Challenges with Environmental Engagement

Raquel Couhtino (ELP 2019) | Senior Social Environmental Project Analyst, Ecofuturo Institute, Brazil

One of the biggest challenges that we face in developing countries is how to engage people to be concerned about environmental issues. This even happens in Brazil, where I’m from. Just because we have Amazonia and many protected areas does not mean that the entire population is concerned about the environment. That’s a gradual construction!

And it’s not only about concern, it’s also about what we can do to live in a better place. Nature is part of our life, and it does not matter if you live in a city or on a farm.

Thinking about that, Ecofuturo Institute (the NGO that I work for) leads a program in two Brazilian cities, Malacacheta (state of Minas Gerais) and Prado (state of Bahia), in which the main goal is to build awareness and care for nature.

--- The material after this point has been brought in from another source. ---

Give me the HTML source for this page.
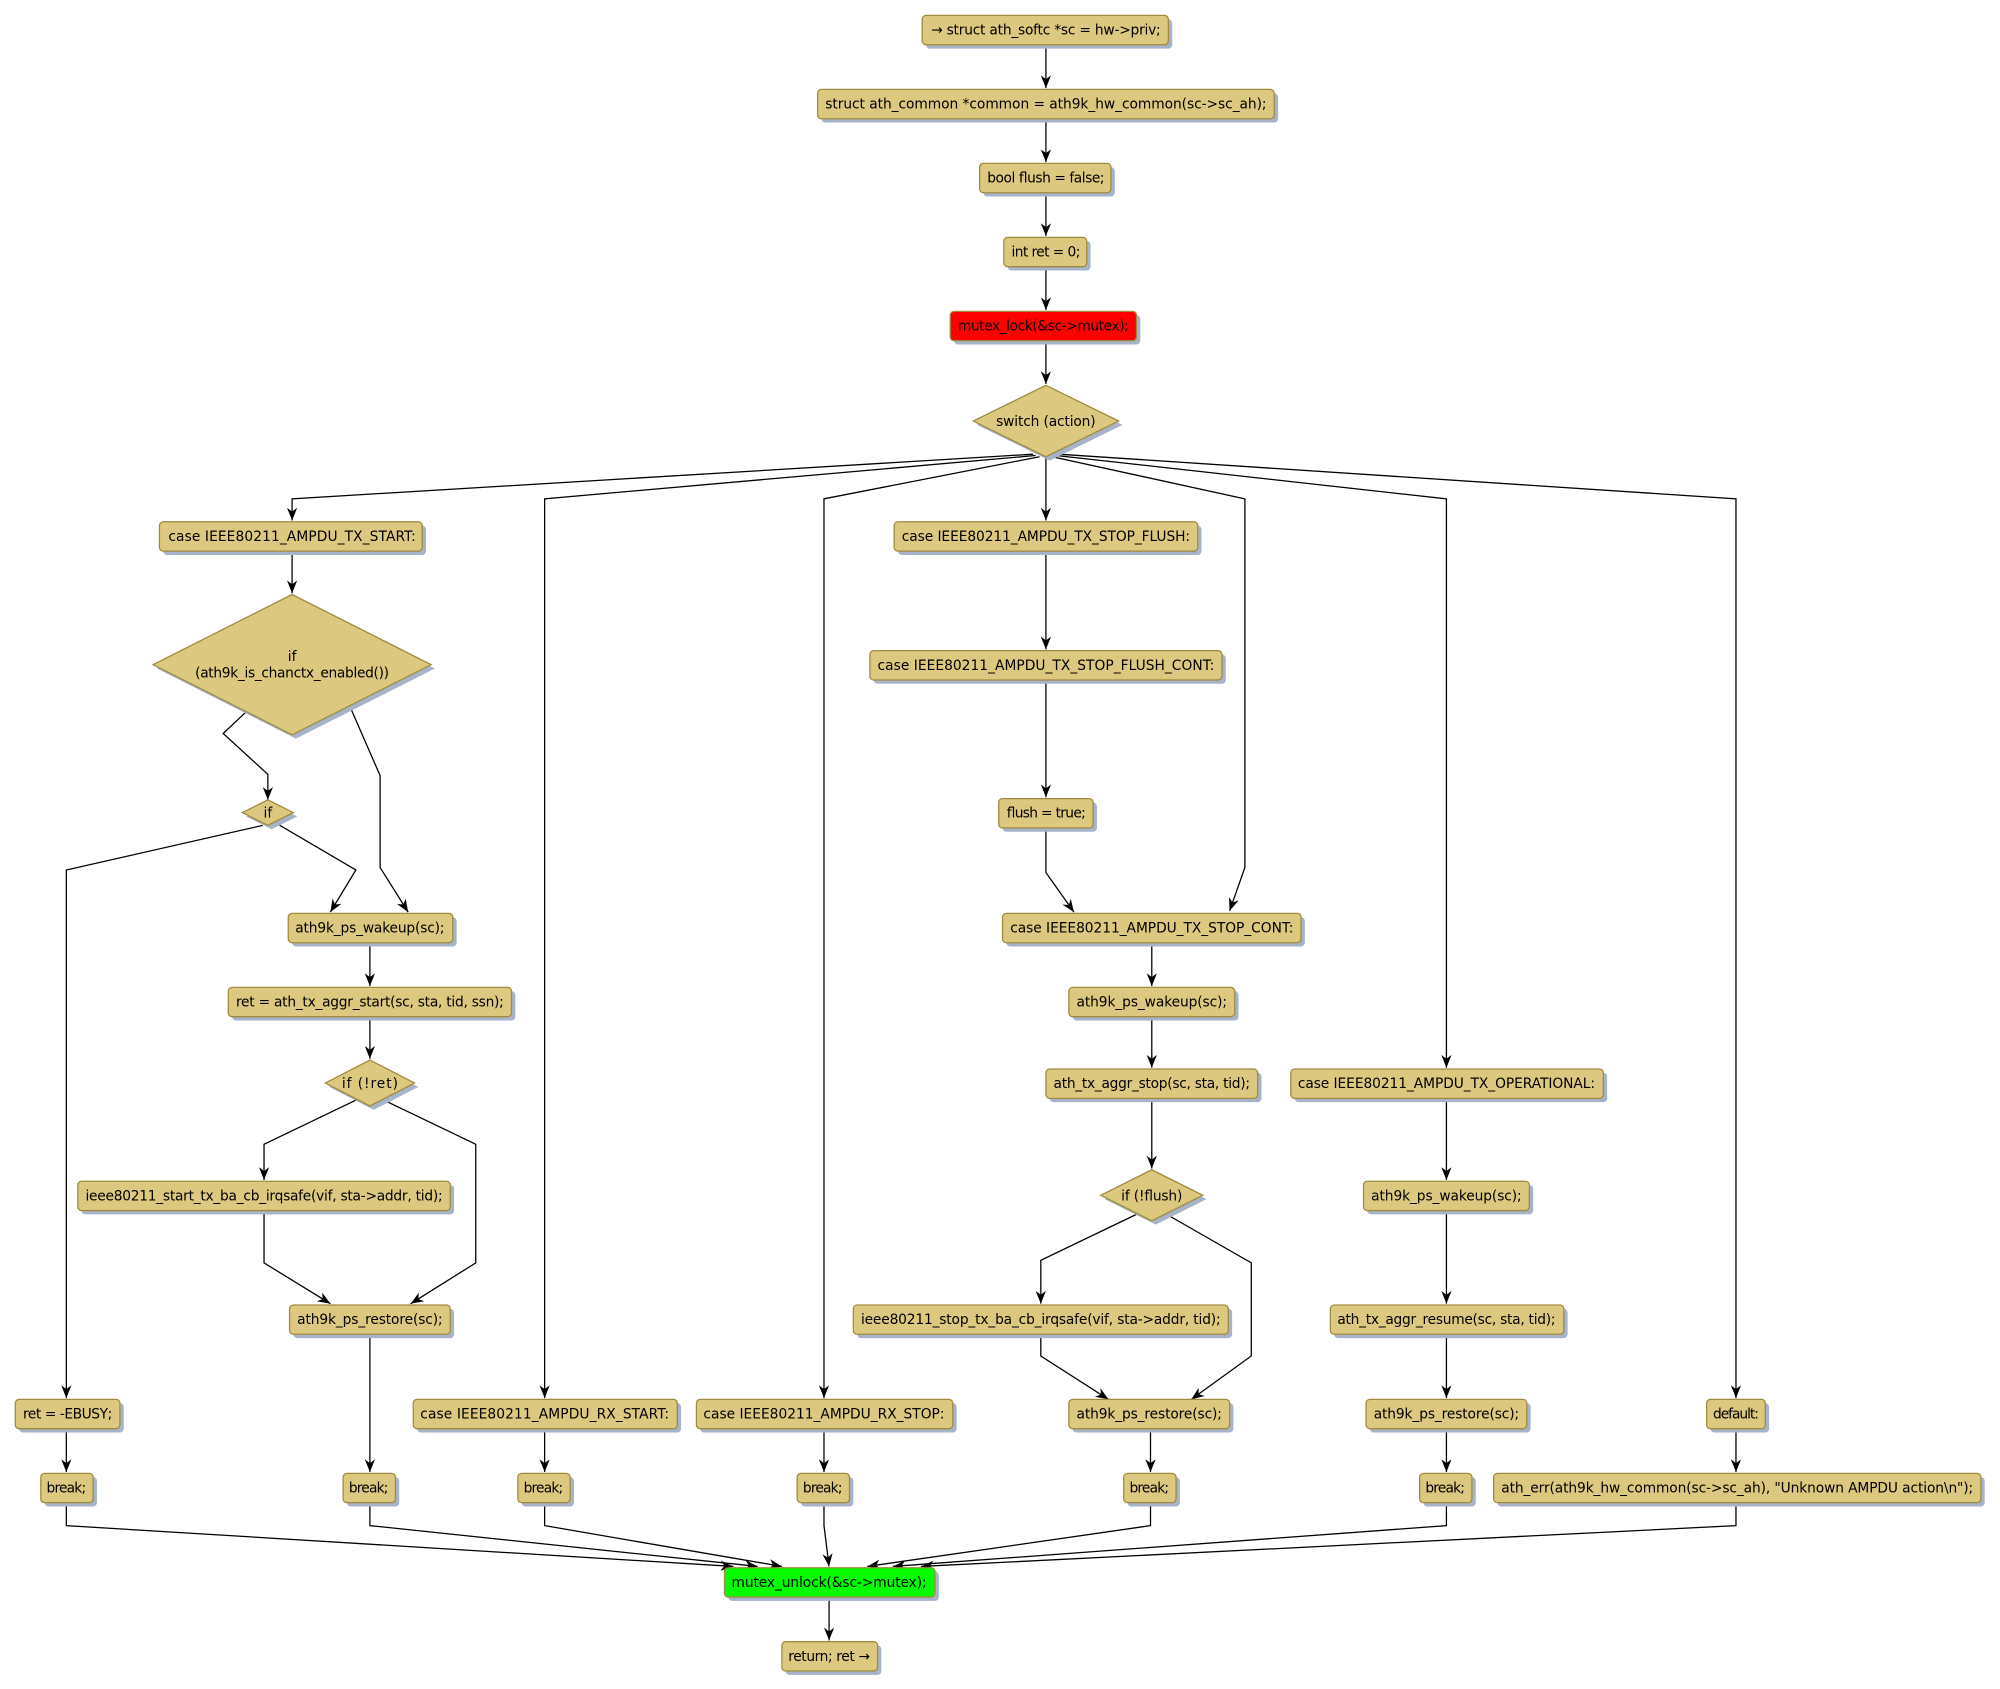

We offer an environmental education course for teachers of public schools, based in the Brazilian National Policy of Environmental Education. During the course, we encourage teachers to create and develop their own projects to change the reality they live in. And it starts in their schools.

They develop these projects with our support and assistance throughout the year, and they do it with the help of their students. They have already performed seedling nursery, vegetable gardens, and school committees to discuss sustainable actions.

By the end of the year, in each of those two cities, a “pedagogical fair” takes place, where teachers present how their social-environmental projects have developed. This fair also works as a place for them to celebrate and share experiences and knowledge. It’s amazing to see all the work they have done and how they’ve engaged school communities to develop the projects.

More than 150 teachers have participated in the program, developing more than 20 social-environmental educational projects in their schools. Having the opportunity to coordinate this program is, for me, one of the most pleasurable parts of my job. It’s a way to collaborate to build social-environmental awareness in my country and also to promote collective mobilization actions that contribute to the transformation that we, environmentalists, believe in.